Terkait dengan hal tersebut, lembaga kesehatan asal Inggris, Public Health England (PHE), beberapa tahun lalu mengeluarkan hasil laporan yang menyatakan bahwa rokok elektrik atau vape 95% jauh lebih tidak berbahaya bila dibandingkan dengan rokok konvensional yang dibakar. Sangat penting untuk ditekankan di sini bahwa, 95% jauh lebih tidak berbahaya bukan berarti vape dan rokok elektrik merupakan produk yang 100% aman dan tidak mengandung resiko sama sekali. Hal ini berarti bahwa vape dan rokok elektrik masih memiliki resiko, tetapi resiko tersebut jauh lebih kecil bila dibandingkan dengan rokok konvensional yang dibakar (McNeill, A., dkk. 2015. "E-cigarettes: an Evidence Update." Public Health England).
Oleh karena itu, vape atau rokok elektrik bisa digunakan sebagai alat pengganti yang dapat membantu para perokok konvensional untuk berhenti merokok. Berdasarkan 78 riset yang dilakukan pada tahun 2022 lalu misalnya, berbagai produk nikotin alternative, salah satunya adalah rokok elektrik, bisa digunakan untuk membantu perokok berhenti merokok, setidaknya 6 bulan setelah mereka menggunakan produk rokok elektrik tersebut (Hartmann-Boyce, Jamie., dkk. 2022. "Electronic Cigarettes for Smoking Cessation." Cochrane Library).

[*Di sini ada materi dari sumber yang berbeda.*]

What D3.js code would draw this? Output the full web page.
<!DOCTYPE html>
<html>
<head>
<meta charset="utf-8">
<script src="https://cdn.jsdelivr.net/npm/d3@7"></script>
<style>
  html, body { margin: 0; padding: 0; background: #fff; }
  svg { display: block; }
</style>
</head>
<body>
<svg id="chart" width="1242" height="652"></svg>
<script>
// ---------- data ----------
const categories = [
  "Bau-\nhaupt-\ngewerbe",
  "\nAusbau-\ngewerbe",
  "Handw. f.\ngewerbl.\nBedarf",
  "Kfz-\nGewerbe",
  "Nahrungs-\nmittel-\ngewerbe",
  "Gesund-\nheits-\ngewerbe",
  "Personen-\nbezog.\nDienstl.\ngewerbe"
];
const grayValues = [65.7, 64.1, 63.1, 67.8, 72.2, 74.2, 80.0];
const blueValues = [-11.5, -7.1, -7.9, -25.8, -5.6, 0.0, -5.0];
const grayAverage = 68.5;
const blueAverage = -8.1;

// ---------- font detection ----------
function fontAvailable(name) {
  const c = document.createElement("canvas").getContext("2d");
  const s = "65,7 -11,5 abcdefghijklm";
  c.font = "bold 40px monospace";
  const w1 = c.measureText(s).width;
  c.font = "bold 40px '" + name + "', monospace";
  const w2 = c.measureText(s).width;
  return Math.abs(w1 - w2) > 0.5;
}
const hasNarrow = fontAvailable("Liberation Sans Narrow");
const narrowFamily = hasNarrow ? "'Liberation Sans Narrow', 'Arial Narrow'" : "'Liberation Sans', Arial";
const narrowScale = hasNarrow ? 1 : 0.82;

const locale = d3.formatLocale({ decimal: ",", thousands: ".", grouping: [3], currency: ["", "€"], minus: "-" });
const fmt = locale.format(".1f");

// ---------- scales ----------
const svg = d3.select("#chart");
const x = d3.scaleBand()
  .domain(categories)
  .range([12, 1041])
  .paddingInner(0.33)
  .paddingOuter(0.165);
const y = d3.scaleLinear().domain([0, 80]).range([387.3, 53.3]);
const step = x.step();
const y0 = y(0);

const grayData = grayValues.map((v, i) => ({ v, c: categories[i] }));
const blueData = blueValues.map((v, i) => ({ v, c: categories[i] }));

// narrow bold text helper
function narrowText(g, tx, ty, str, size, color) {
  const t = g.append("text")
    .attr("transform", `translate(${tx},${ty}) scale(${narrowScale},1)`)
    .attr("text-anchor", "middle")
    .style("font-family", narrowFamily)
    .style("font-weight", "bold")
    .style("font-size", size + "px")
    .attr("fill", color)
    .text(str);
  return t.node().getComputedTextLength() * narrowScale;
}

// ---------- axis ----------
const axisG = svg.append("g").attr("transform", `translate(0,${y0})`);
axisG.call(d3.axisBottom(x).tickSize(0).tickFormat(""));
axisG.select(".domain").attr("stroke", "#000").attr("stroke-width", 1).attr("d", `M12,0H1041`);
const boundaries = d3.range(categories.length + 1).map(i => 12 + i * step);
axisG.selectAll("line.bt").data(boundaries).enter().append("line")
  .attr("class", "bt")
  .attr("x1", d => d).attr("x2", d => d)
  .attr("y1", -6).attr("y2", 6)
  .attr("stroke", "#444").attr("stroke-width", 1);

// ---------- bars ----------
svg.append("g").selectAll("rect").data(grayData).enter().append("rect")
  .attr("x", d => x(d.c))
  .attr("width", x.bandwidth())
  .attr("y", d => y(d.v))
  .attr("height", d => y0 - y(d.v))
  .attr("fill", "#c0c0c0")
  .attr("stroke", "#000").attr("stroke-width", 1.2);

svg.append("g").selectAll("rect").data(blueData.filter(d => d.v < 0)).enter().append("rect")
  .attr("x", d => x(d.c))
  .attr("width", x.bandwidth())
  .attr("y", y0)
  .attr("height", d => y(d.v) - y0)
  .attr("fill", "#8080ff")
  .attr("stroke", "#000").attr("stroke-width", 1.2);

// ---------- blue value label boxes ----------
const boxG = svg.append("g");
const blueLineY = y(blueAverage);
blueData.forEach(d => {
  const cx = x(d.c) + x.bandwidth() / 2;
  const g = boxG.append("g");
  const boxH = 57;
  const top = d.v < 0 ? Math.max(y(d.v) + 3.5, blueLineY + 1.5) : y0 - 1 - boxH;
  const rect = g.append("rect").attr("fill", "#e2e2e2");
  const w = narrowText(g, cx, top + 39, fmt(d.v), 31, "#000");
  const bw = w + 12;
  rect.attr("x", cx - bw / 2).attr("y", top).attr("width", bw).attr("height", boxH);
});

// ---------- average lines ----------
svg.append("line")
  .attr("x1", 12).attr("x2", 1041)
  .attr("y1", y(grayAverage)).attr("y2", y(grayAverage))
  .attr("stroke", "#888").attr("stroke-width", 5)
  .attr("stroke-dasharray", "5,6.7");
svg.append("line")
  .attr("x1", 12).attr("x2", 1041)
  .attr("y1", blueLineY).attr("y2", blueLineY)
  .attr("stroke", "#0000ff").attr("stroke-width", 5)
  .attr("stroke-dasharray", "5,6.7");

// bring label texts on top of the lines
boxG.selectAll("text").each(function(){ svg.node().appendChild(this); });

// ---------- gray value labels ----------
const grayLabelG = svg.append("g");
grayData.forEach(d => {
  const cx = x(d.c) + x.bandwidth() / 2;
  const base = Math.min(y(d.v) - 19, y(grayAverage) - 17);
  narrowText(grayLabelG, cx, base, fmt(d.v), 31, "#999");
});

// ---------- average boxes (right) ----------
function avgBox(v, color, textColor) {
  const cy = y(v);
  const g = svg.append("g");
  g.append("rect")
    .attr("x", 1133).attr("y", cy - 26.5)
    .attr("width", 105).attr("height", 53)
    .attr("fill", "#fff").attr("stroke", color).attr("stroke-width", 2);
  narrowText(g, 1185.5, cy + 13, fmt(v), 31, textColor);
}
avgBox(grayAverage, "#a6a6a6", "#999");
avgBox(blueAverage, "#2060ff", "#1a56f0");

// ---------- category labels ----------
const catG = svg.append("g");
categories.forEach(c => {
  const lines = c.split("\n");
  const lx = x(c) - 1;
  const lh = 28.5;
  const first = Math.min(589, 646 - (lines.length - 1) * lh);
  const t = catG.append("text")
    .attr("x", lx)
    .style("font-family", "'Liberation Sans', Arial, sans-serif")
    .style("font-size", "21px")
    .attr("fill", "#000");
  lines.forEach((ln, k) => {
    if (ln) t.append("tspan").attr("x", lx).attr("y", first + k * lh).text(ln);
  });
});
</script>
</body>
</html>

Vape ilegal merupakan produk yang sangat berbahaya bagi konsumen, dan bisa menyebabkan hal yang sangat fatal. Tidak hanya itu, adanya peredaran vape ilegal juga berpotensi memberikan misinformasi kepada konsumen untuk mereka bisa memilih produk yang jauh lebih tidak berbahaya.
Selain itu, kebijakan mengenai substance apa pun secara ketat dan keras, juga berpotensi besar dapat semakin menyuburkan peredaran berbagai produk ilegal yang sangat berbahaya bagi konsumen, dan juga memperkuat kelompok kriminal. Salah satu contoh yang sering dijadikan acuan misalnya adalah kebijakan prohibition di Amerika Serikat di tahun 1920-an, di mana minuman beralkohol dilarang secara nasional. Kebijakan tersebut justru menjadi kontraproduktif dan menyuburkan berbagai minuman keras ilegal yang berbahaya bagi konsumen, dan juga memperkuat kelompok kriminal mafia yang menjual produk-produk tersebut.
Terkait dengan kebijakan vape misalnya, di negara tetangga kita, Australia, merupakan salah satu negara dengan aturan vape yang paling ketat di dunia. Konsumen yang ingin membeli dan menggunakan vape harus memiliki resep dari tenaga medis terlebih dahulu.